Negotiation is a skill worth learning. Depending on whose statistics you're looking at, proper salary negotiation can add anywhere from $500,000 to $1 million dollars to the average American worker's lifetime earnings. Negotiating can also save money on car, home, and other major purchases, and a good negotiator is almost always a good listener, which can mean stronger relationships at work and beyond.

With all of these benefits, you'd think everyone would negotiate whenever possible. But according to a survey PayScale published this month as part of its salary negotiation guide, more than half the respondents said they have never negotiated their salaries. Not once.

Why not? According to PayScale, almost half of the workers (47%) who've never negotiated said discomfort with salary negotiations and the fear of being labelled "pushy" are holding them back. And that discomfort and fear are costing people real money -- again, anywhere from $500,000 to a million dollars over the course of a career.

Make negotiation a lifelong practice
The secret to getting comfortable with negotiation -- and not coming on too strong -- is practice. Many of us only negotiate when the stakes are high, such as when we're buying a car or a home, or we're seeking a better starting salary or a raise. No one likes practicing under pressure.

But if you make a family habit of encouraging your kids to negotiate and modeling your own efforts at negotiation, your kids are more likely to ask for, and get, the salary they want when they start working. How likely? According to PayScale, three-quarters of the surveyed workers who negotiated a raise got at least some increase in pay. Forty-four percent got every dollar they asked for, just by using their words. And a higher first salary is the basis for bigger raises down the line. How do you start teaching your kids this wealth-building skill?

Teach your kids to plan before they ask
Planning and research underpin good negotiations. If there's something your children want -- a larger allowance, different chores, or the right to stay up later -- have them make a request that includes facts to support their position. Ask questions about how the changes they want would make things better for them and benefit the family as a whole. If their reasons aren't strong enough, make a counteroffer, or tell them you need to see better reasons before you'll consider the change.

Teach your kids to listen well 
Getting what you want while making the other party glad to deal with you is the holy grail of bargaining. The first step to win-win deals is teaching your kids to listen to what the other person wants and find ways to work together. This approach is especially crucial for women, because research shows that women who advocate for themselves at work are disproportionately likely to be penalized for it.

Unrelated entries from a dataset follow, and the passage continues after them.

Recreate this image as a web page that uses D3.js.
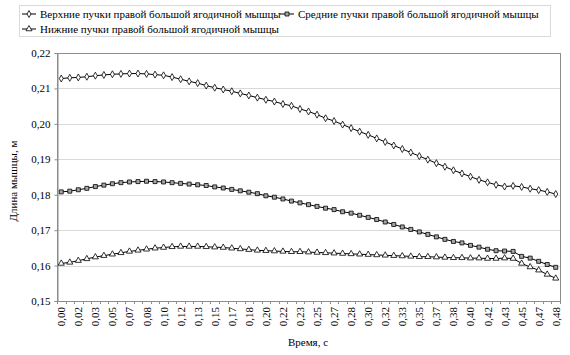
<!DOCTYPE html>
<html><head><meta charset="utf-8">
<script src="https://cdn.jsdelivr.net/npm/d3@7"></script>
<style>body{margin:0;background:#fff}svg text{font-family:'Liberation Serif','Times New Roman','DejaVu Serif',serif}</style>
</head><body><svg id="c" width="570" height="355"></svg>
<script>
const seriesNames = ["Верхние пучки правой большой ягодичной мышцы","Средние пучки правой большой ягодичной мышцы","Нижние пучки правой большой ягодичной мышцы"];
const upper = [0.2128,0.2130,0.2131,0.2133,0.2136,0.2138,0.2140,0.2141,0.2142,0.2142,
0.2141,0.2139,0.2137,0.2132,0.2126,0.2120,0.2115,0.2108,0.2102,0.2097,
0.2092,0.2086,0.2080,0.2074,0.2068,0.2063,0.2056,0.2051,0.2042,0.2035,
0.2026,0.2016,0.2008,0.1998,0.1988,0.1978,0.1969,0.1959,0.1949,0.1939,
0.1929,0.1919,0.1909,0.1899,0.1889,0.1879,0.1869,0.1860,0.1851,0.1842,
0.1835,0.1828,0.1823,0.1825,0.1822,0.1817,0.1813,0.1808,0.1802];
const middle = [0.1808,0.1810,0.1814,0.1818,0.1823,0.1827,0.1831,0.1834,0.1836,0.1837,
0.1838,0.1837,0.1836,0.1834,0.1832,0.1830,0.1828,0.1826,0.1822,0.1819,
0.1815,0.1811,0.1807,0.1803,0.1797,0.1793,0.1788,0.1782,0.1777,0.1772,
0.1767,0.1762,0.1758,0.1752,0.1748,0.1742,0.1736,0.1730,0.1723,0.1716,
0.1709,0.1702,0.1695,0.1688,0.1681,0.1674,0.1668,0.1664,0.1657,0.1652,
0.1646,0.1642,0.1641,0.1640,0.1626,0.1621,0.1612,0.1603,0.1595];
const lower = [0.1606,0.1609,0.1614,0.1619,0.1624,0.1628,0.1632,0.1636,0.1640,0.1643,
0.1646,0.1649,0.1651,0.1653,0.1654,0.1654,0.1654,0.1653,0.1652,0.1651,
0.1649,0.1647,0.1645,0.1643,0.1642,0.1641,0.1640,0.1639,0.1639,0.1638,
0.1637,0.1636,0.1635,0.1634,0.1633,0.1632,0.1631,0.1630,0.1629,0.1628,
0.1627,0.1626,0.1625,0.1625,0.1624,0.1623,0.1622,0.1622,0.1621,0.1621,
0.1620,0.1620,0.1621,0.1620,0.1606,0.1596,0.1587,0.1575,0.1564];
// time categories (labels shown on every second category)
const timeLabels = ["0,00","0,02","0,03","0,05","0,07","0,08","0,10","0,12","0,13","0,15",
"0,17","0,18","0,20","0,22","0,23","0,25","0,27","0,28","0,30","0,32",
"0,33","0,35","0,37","0,38","0,40","0,42","0,43","0,45","0,47","0,48"];
const yTicks = [0.15,0.16,0.17,0.18,0.19,0.20,0.21,0.22];

const FONT = "'Liberation Serif','Times New Roman','DejaVu Serif',serif";
const svg = d3.select("#c").attr("font-family",FONT);
const L=57, R=560, T=53, B=301;
const n = upper.length;
const cats = d3.range(n);
const x = d3.scaleBand().domain(cats).range([L,R]).padding(0);
const xc = i => x(i) + x.bandwidth()/2;
const y = d3.scaleLinear().domain([0.15,0.22]).range([B,T]);
const fmt = v => d3.format(".2f")(v).replace(".",",");

// gridlines
svg.append("g").selectAll("line").data(yTicks.slice(1)).join("line")
  .attr("x1",L).attr("x2",R).attr("y1",d=>Math.round(y(d))+0.5).attr("y2",d=>Math.round(y(d))+0.5)
  .attr("stroke","#d9d9d9").attr("stroke-width",1);
// frame
svg.append("rect").attr("x",L+0.5).attr("y",T+0.5).attr("width",R-L).attr("height",B-T)
  .attr("fill","none").attr("stroke","#8c8c8c");

// y axis
const ya = svg.append("g").attr("transform",`translate(${L+0.5},0)`)
  .call(d3.axisLeft(y).tickValues(yTicks).tickFormat(fmt).tickSize(3).tickPadding(4));
ya.attr("font-family",FONT).attr("font-size",11);
ya.select(".domain").attr("stroke","#8c8c8c");
ya.selectAll(".tick line").attr("stroke","#8c8c8c");
ya.selectAll("text").attr("fill","#000");

// x axis: ticks at category boundaries
const bounds = d3.range(n+1).map(i => L + i*x.bandwidth());
svg.append("g").selectAll("line").data(bounds).join("line")
  .attr("x1",d=>Math.round(d)+0.5).attr("x2",d=>Math.round(d)+0.5).attr("y1",B).attr("y2",B+3)
  .attr("stroke","#8c8c8c");
svg.append("g").selectAll("text").data(timeLabels).join("text")
  .attr("transform",(d,k)=>`translate(${xc(k*2)+4},${B+6}) rotate(-90)`)
  .attr("text-anchor","end").attr("font-size",11).text(d=>d);

// axis titles
svg.append("text").attr("x",308).attr("y",346).attr("text-anchor","middle").attr("font-size",11).text("Время, с");
svg.append("text").attr("transform",`translate(17,${(T+B)/2+4}) rotate(-90)`).attr("text-anchor","middle").attr("font-size",11).text("Длина мышцы, м");

// series
const data = [upper, middle, lower];
const symbols = [d3.symbolDiamond, d3.symbolSquare, d3.symbolTriangle];
const sizes = [14, 16, 16];
const fills = ["#fff","#a6a6a6","#fff"];
const line = d3.line().x((d,i)=>xc(i)).y(d=>y(d));
data.forEach((s,k)=>{
  svg.append("path").datum(s).attr("d",line).attr("fill","none").attr("stroke","#000").attr("stroke-width",1);
  svg.append("g").selectAll("path").data(s).join("path")
    .attr("d",d3.symbol().type(symbols[k]).size(sizes[k]))
    .attr("transform",(d,i)=>`translate(${xc(i)},${y(d)})`)
    .attr("fill",fills[k]).attr("stroke","#000").attr("stroke-width",0.8);
});

// legend
svg.append("rect").attr("x",19.5).attr("y",5.5).attr("width",531).attr("height",31)
  .attr("fill","#fff").attr("stroke","#d9d9d9");
const lp = [[22,14],[280,14],[22,29]];
lp.forEach((p,k)=>{
  const g = svg.append("g").attr("transform",`translate(${p[0]},${p[1]})`);
  g.append("line").attr("x1",0).attr("x2",14).attr("stroke","#000");
  g.append("path").attr("d",d3.symbol().type(symbols[k]).size(sizes[k])()).attr("transform","translate(7,0)")
    .attr("fill",fills[k]).attr("stroke","#000").attr("stroke-width",0.8);
  g.append("text").attr("x",18).attr("y",4).attr("font-size",11).text(seriesNames[k]);
});
</script></body></html>
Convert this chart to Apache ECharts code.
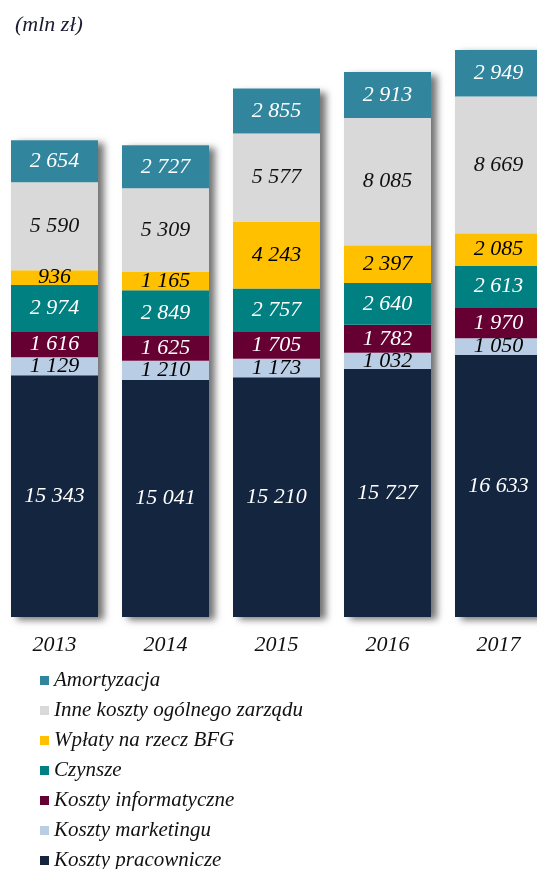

A study cited in the Harvard Business Review found that the only negotiating strategy that eliminated that backlash for women was what Kennedy School senior lecturer Hannah Riley Bowles calls the "I-We" strategy. It involves making sure the person you're negotiating with knows you're on their side even as you advocate for yourself. It's a good strategy across the board, but it's especially helpful for girls and women.

Make negotiating a game 
Family game night and car trips are ideal times for mock negotiations, preferably for something so outrageous -- a unicorn, the Dallas Cowboys -- that your kids won't be tempted to turn it into a real dealmaking session halfway through. When the faux deal is done, you can have other family members give an Olympic-judge style number rating to each negotiator and explain their reasons.

Do dress rehearsals for real talks
Practicing an actual negotiation and getting feedback is recommended by University of Michigan professor George Siedel in his book Negotiating for Success: Essential Strategies and Skills. (Full disclosure: I'm currently enrolled in an online course on negotiation taught by Seidel.) Because we can't predict exactly how a negotiation will go, rehearsing a few outcomes is smart preparation. This can help teens who are looking for jobs or who want to appeal a grade at school without alienating the teacher. You can find more negotiation activities for kids by age group here.

Do your homework and show your report card
When your bargaining skills score you a bigger paycheck, cheaper house, or lower car payment, make sure your kids know about it, and tell them how you did it. If your skills are weak, brush them up. PayScale's salary-negotiation portal has step-by-step resources for working adults and new college graduates. For a broader perspective, Harvard Law School's Program on Negotiation blog covers everything from win-win strategies to family disputes and the Syrian conflict. Make negotiation a habit, and you'll give your kids a tool that helps them earn more at work, pay less for big purchases, and build wealth.